Clouds and Storms
Amber Lee Williams
Dennis Tourbin Members Gallery
On display from 15 July-29 July
Closing Reception Sat 29 July 4pm-8pm
Clouds have been described as ‘airy nothings’, but really they are more like watery somethings, bodies of water in the sky. There’s also water in our bodies down here on earth. Sometimes it leaks from our eyes when we are sad. What’s that saying, something about how we all look up at the same sky? Another saying, dust to dust, but maybe it’s really water to water.
This work is about my relationship with my mother, and how that connection is mediated through objects, specifically objects she left behind after she died. One of those objects is a book. I am attached to this object because it is one of the few possessions I have of my mother’s. So this work is about clouds, and my mother, and grief, and time, and memory, which is really to say it’s about temporary states of being, about being here one moment, and then gone the next.
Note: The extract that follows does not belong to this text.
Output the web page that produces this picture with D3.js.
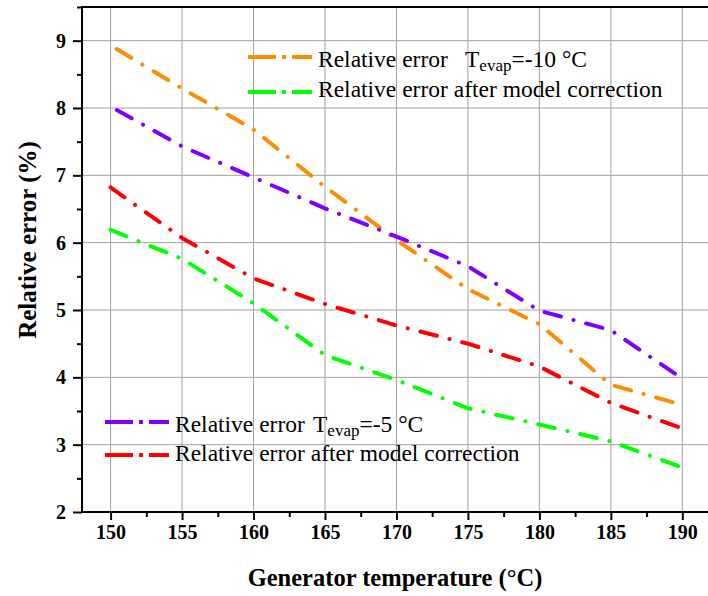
<!DOCTYPE html>
<html>
<head>
<meta charset="utf-8">
<script src="https://cdn.jsdelivr.net/npm/d3@7/dist/d3.min.js"></script>
<style>
  body { margin: 0; background: #fff; }
  text { font-family: "Liberation Serif", "Times New Roman", serif; fill: #000; }
</style>
</head>
<body>
<svg id="chart" width="708" height="596"></svg>
<script>
// generator temperature (°C)
const temps = [150, 155, 160, 165, 170, 175, 180, 185, 190];
// relative error (%), Tevap = -10 °C
const relErrM10 = [8.93, 8.29, 7.68, 6.83, 6.04, 5.31, 4.79, 3.89, 3.59];
const corrErrM10 = [6.19, 5.76, 5.10, 4.33, 3.96, 3.54, 3.30, 3.05, 2.66];
// relative error (%), Tevap = -5 °C
const relErrM5 = [8.02, 7.43, 6.97, 6.51, 6.09, 5.65, 4.99, 4.70, 3.98];
const corrErrM5 = [6.82, 6.07, 5.47, 5.09, 4.77, 4.50, 4.16, 3.62, 3.24];

const xTicks = [150, 155, 160, 165, 170, 175, 180, 185, 190];
const yTicks = [2, 3, 4, 5, 6, 7, 8, 9];
const legendLabels = ["Relative error", "Relative error after model correction"];
const tevapLabels = ["=-10 °C", "=-5 °C"];

const svg = d3.select("#chart");

const x = d3.scaleLinear().domain([148, 192]).range([82, 710.9]);
const y = d3.scaleLinear().domain([2, 9.5]).range([512, 7]);

// grid
const grid = svg.append("g").attr("stroke", "#a0a0a0").attr("stroke-width", 1);
grid.selectAll("line.gx").data(xTicks).enter().append("line")
  .attr("x1", d => x(d)).attr("x2", d => x(d))
  .attr("y1", y(9.5)).attr("y2", y(2));
grid.selectAll("line.gy").data(yTicks.slice(1)).enter().append("line")
  .attr("x1", x(148)).attr("x2", 708)
  .attr("y1", d => y(d)).attr("y2", d => y(d));

// axes
const xAxis = d3.axisBottom(x).tickValues(xTicks).tickSize(8).tickPadding(5);
const xMinor = d3.axisBottom(x).tickValues(xTicks.map(d => d + 2.5)).tickSize(5).tickFormat("");
const yAxis = d3.axisLeft(y).tickValues(yTicks).tickSize(9).tickPadding(7);
const yMinor = d3.axisLeft(y).tickValues(yTicks.map(d => d + 0.5)).tickSize(5).tickFormat("");

function styleAxis(g) {
  g.select(".domain").remove();
  g.selectAll("line").attr("stroke", "#000").attr("stroke-width", 2);
  g.selectAll("text")
    .style("font-family", '"Liberation Serif", "Times New Roman", serif')
    .style("font-weight", "bold").style("font-size", "20px").attr("fill", "#000");
}

svg.append("g").attr("transform", `translate(0,${y(2)})`).call(xAxis).call(styleAxis);
svg.append("g").attr("transform", `translate(0,${y(2)})`).call(xMinor).call(styleAxis);
svg.append("g").attr("transform", `translate(${x(148)},0)`).call(yAxis).call(styleAxis);
svg.append("g").attr("transform", `translate(${x(148)},0)`).call(yMinor).call(styleAxis);

// frame lines
svg.append("line").attr("x1", x(148)).attr("x2", 708).attr("y1", y(2)).attr("y2", y(2))
  .attr("stroke", "#000").attr("stroke-width", 2);
svg.append("line").attr("x1", x(148)).attr("x2", x(148)).attr("y1", y(9.5)).attr("y2", y(2) + 1)
  .attr("stroke", "#000").attr("stroke-width", 2);
svg.append("line").attr("x1", x(148) - 1).attr("x2", 708).attr("y1", y(9.5)).attr("y2", y(9.5))
  .attr("stroke", "#000").attr("stroke-width", 2);

// series
const series = [
  { values: relErrM10, color: "#ff8c00", offset: 36 },
  { values: relErrM5, color: "#8000ff", offset: 36 },
  { values: corrErrM5, color: "#ff0000", offset: 0 },
  { values: corrErrM10, color: "#00ff00", offset: 0 }
];

const line = d3.line().x(d => x(d[0])).y(d => y(d[1]));

svg.append("g").selectAll("path").data(series).enter().append("path")
  .attr("d", s => line(temps.map((t, i) => [t, s.values[i]])))
  .attr("fill", "none")
  .attr("stroke", s => s.color)
  .attr("stroke-width", 4)
  .attr("stroke-linecap", "round")
  .attr("stroke-linejoin", "round")
  .attr("stroke-dasharray", "17,13,0.1,13")
  .attr("stroke-dashoffset", s => s.offset);

// legends
const legends = [
  { x0: 248, textX: 318, tX: 465, rows: [57, 92], base: [67, 97], colors: ["#ff8c00", "#00ff00"], tevap: tevapLabels[0] },
  { x0: 105, textX: 175, tX: 313, rows: [422, 455], base: [431.5, 461], colors: ["#8000ff", "#ff0000"], tevap: tevapLabels[1] }
];

legends.forEach(lg => {
  const g = svg.append("g");
  lg.rows.forEach((ry, i) => {
    g.append("line")
      .attr("x1", lg.x0).attr("x2", lg.x0 + 64)
      .attr("y1", ry).attr("y2", ry)
      .attr("stroke", lg.colors[i]).attr("stroke-width", 4)
      .attr("stroke-dasharray", "28,6,4,6,30");
    g.append("text")
      .attr("x", lg.textX).attr("y", lg.base[i])
      .style("font-size", "23.5px")
      .text(legendLabels[i]);
  });
  const t = g.append("text").attr("x", lg.tX).attr("y", lg.base[0]).style("font-size", "23.5px");
  t.append("tspan").text("T");
  t.append("tspan").attr("dy", 4).style("font-size", "17px").text("evap");
  t.append("tspan").attr("dy", -4).text(lg.tevap);
});

// axis titles
svg.append("text")
  .attr("x", 395).attr("y", 586)
  .attr("text-anchor", "middle")
  .style("font-size", "24.5px").style("font-weight", "bold")
  .text("Generator temperature (°C)");

svg.append("text")
  .attr("transform", "translate(36,240) rotate(-90)")
  .attr("text-anchor", "middle")
  .style("font-size", "25px").style("font-weight", "bold")
  .text("Relative error (%)");
</script>
</body>
</html>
I turned to this book as a source because of a Polaroid I took of some clouds at the end of the day in the summer of 2020. The image reminded me of my mother’s pocket guide book called Clouds and Storms, and as I flipped through its pages I thought about how ‘weathering a storm’ is a phrase used to describe getting through hard times. My mother was an artist and she died by suicide in 2011. Many of her watercolour paintings were landscapes and she used this book as a reference for the skies in her paintings. I have a few of these paintings and some of them are left unfinished.
This series of Polaroid emulsion lifts shares the same name as my mother’s book. Both suspend and disrupt time: the cloud’s time, my mother’s time, and my time all becoming one. They converge into a single moment. There is process of distortion and concealment within my manipulations of the medium, which alludes to what is lost in time. I do not know who took the original photos, or any details about the days the clouds were photographed. Did the weather turn darker, or was the sky clear moments later? The images, however, remind me that weather is part of our daily lives—something that we all experience even though we can’t control it. And this element of unpredictability in the weather is echoed within the emulsion lift process, an alchemy that is akin to grief—how sorrow quickly moves to joy, and then back to grief (all within a few heart beats).
ABOUT AMBER LEE WILLIAMS
Amber Lee Williams is an interdisciplinary artist living and working in St. Catharines, Ontario. She has a BA in Visual Arts from Brock University (2020), and an MFA from the University of Waterloo (2022). Family is at the center of her practice. Her research resides in and around the home: observing and photographing the daily lives of her children, as well as drawing inspiration from the possessions and photographs left behind by deceased loved ones. Bringing the past into the present, navigating the inevitable shifting of relationships, and thinking about how everyday objects can serve as prompts to remembering are important methodologies in her work. Amber not only explores the way in which we are remembered, but also all that is lost.